On August 13th a friend of mine pops up on IM and asks if she can call me.

My friend was killed in Iraq. I was surprised by the news but I shouldn't have been. I knew. I just knew. I was surprised by how ferocious my grief was, how raw and unyielding the pain of the loss. I spend weeks looking at nature and listening to music and watching children and thinking about all the wonders of life that were denied to him - to his widow. I cry and cry and try desperately to write something. I can't.

In October, I have a 2 hour surgery to remove a 7cm septum from my uterus. I am derailed a bit by the pain of the recovery but I am encouraged nonetheless. I pronounce myself cured and decide that after the follow up appointment I will still have time to get pregnant before the end of the year.

Eventually I have my post op appointment and find out that it will actually be January before we will be able to try for a baby - there is another test procedure to be done. I take the news poorly even though it isn't specifically bad.

The holiday season is crazy stressful as the health of my maternal Grandparents continues to decline. For Thanksgiving in 2006, Willis and I drive 3 hours back and forth from Sterling to Lansdowne and back again so that we can all be together and the meal is tense and uncomfortable because my Grandmom is in pain and would rather be at home. I tell my Mom that I don’t know how many more holidays we can do like that, but we do it again for Christmas a month later.

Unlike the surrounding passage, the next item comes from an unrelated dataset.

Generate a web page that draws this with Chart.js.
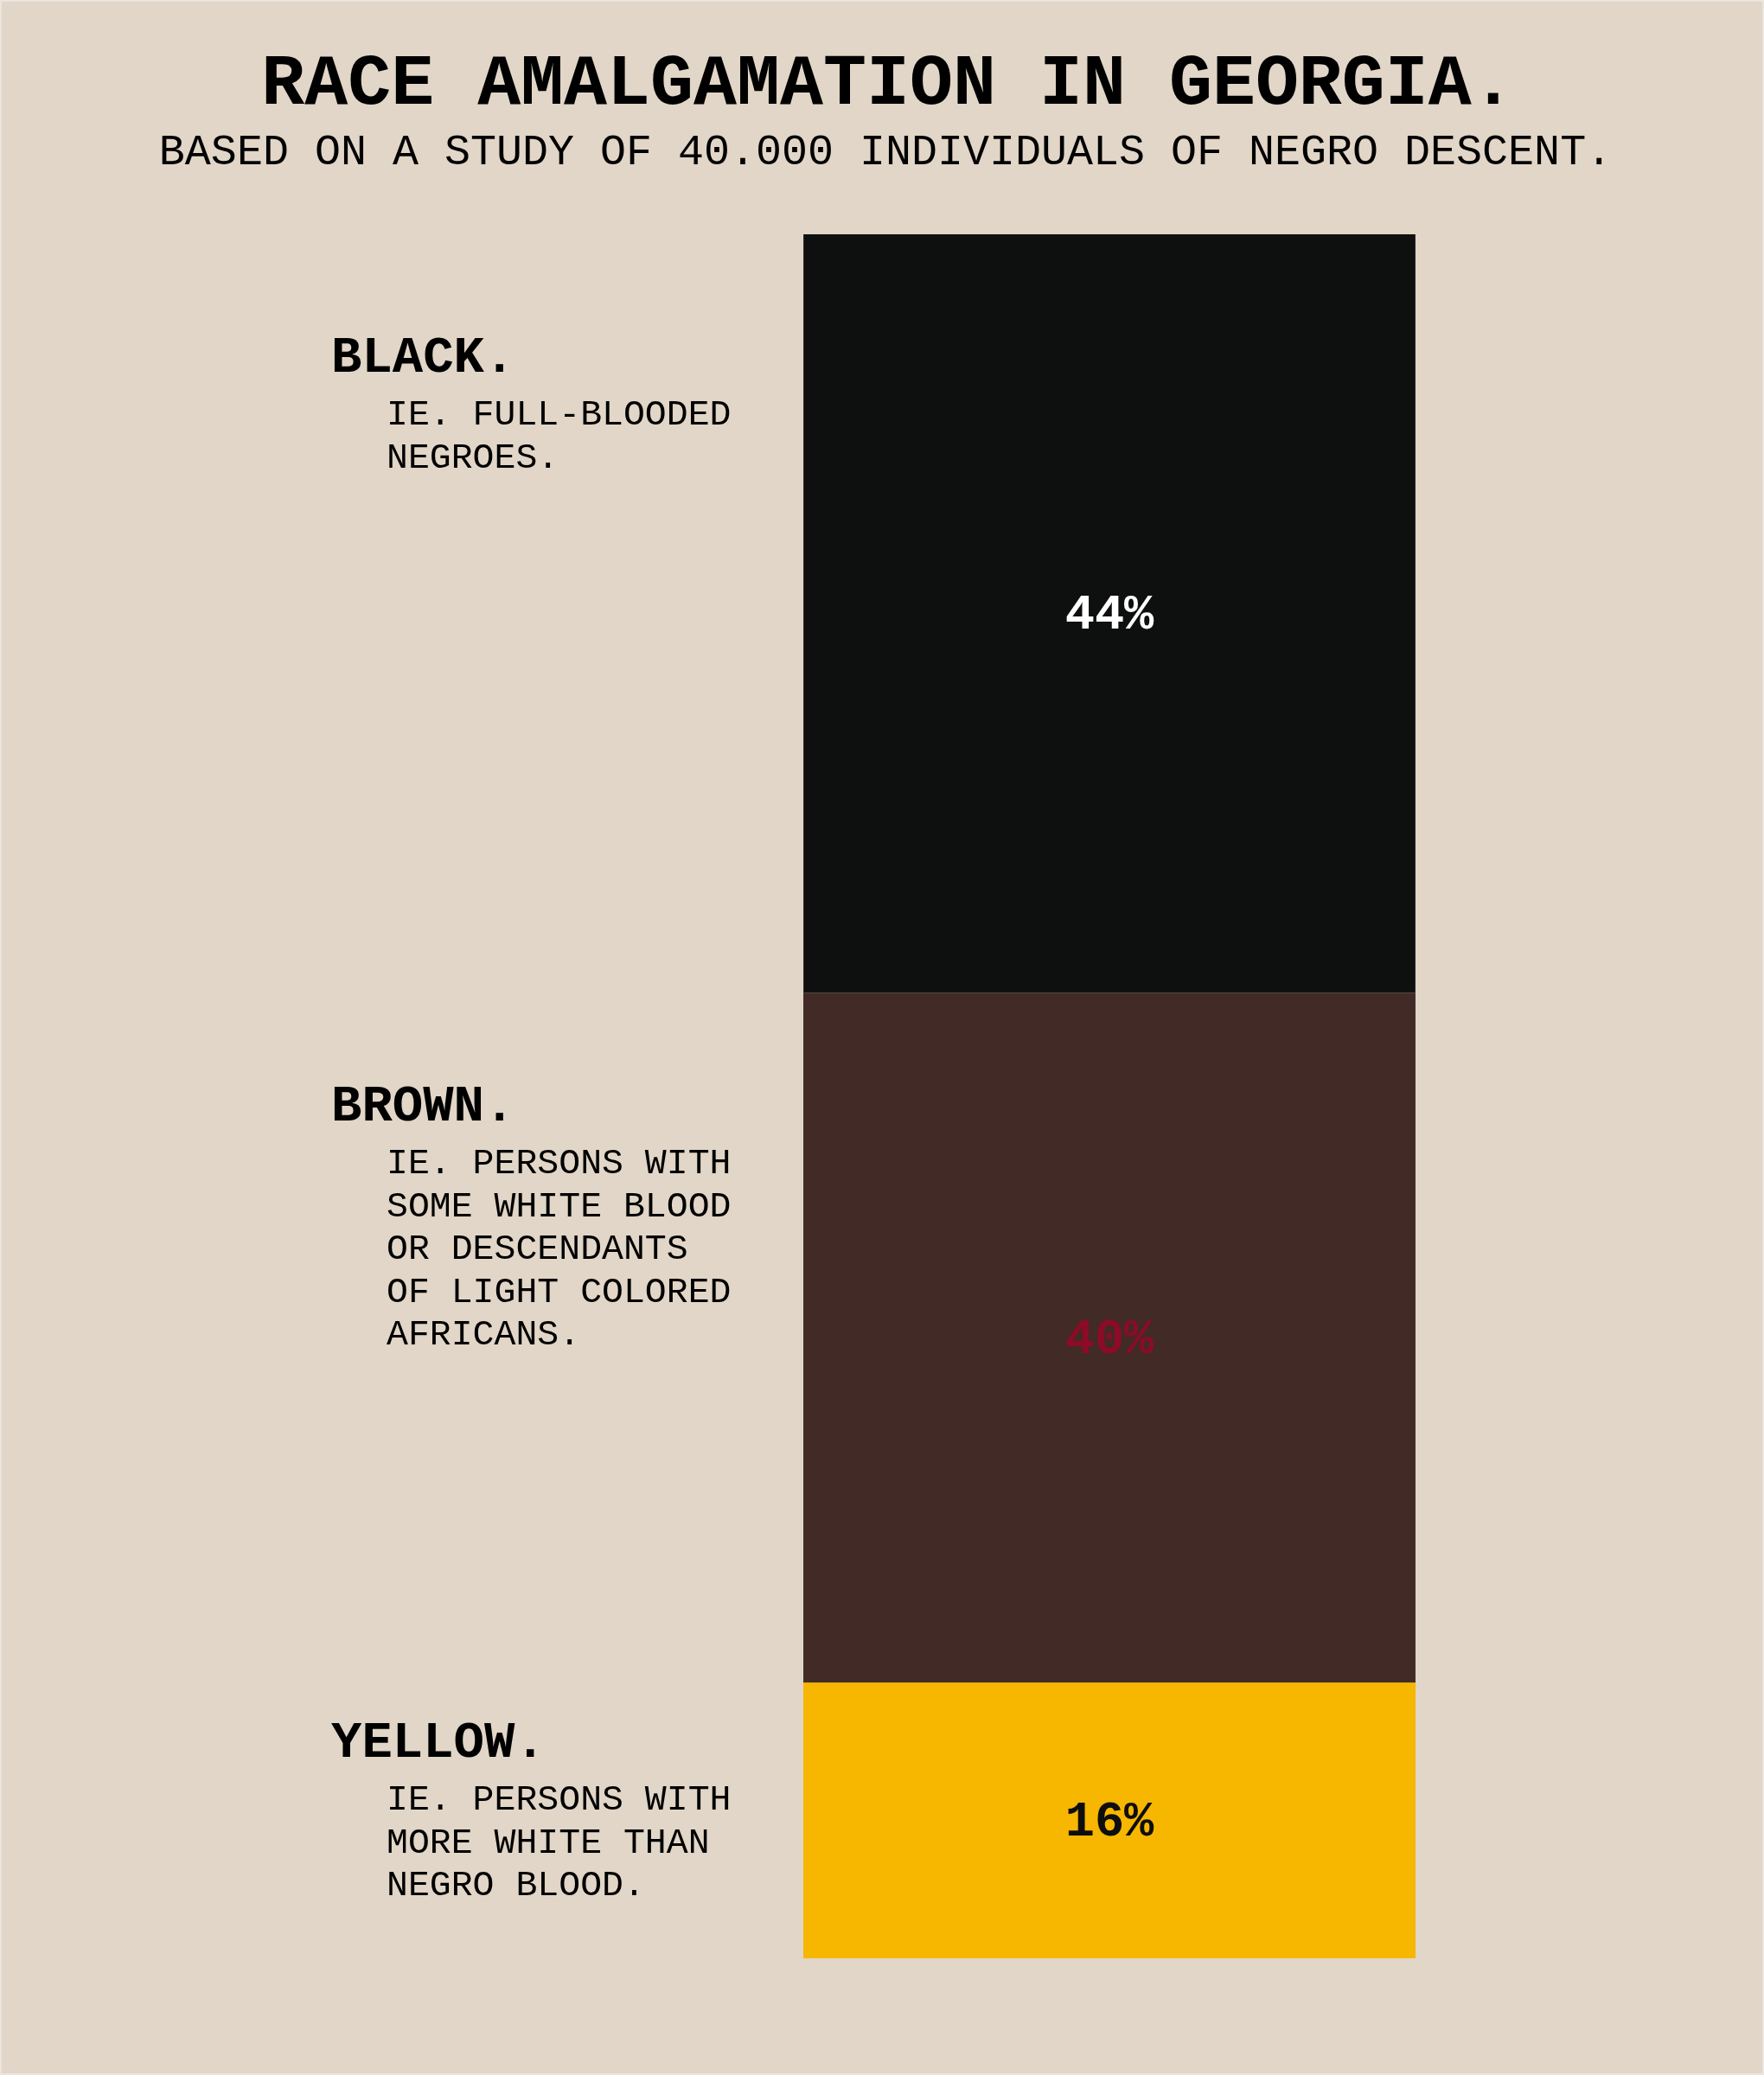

I tell my Mom that she can’t go on acting like every holiday is their last because it is unfair to burden herself with those kinds of expectations. There was no way to know that Christmas would turn out to be our last together, but I still feel guilty. By now, Christmas of 2007, Grandmom is in a nursing home since she can no longer walk. She is developing a phobia of the outside world, of even the halls outside her room, and holidays together are not an option. On Saturdays we all cram into her room - Mom, me, and Granddad and his walker - and try to keep her interested in our visit at least until her lunch comes. Christmas was just another day for her, despite our best efforts.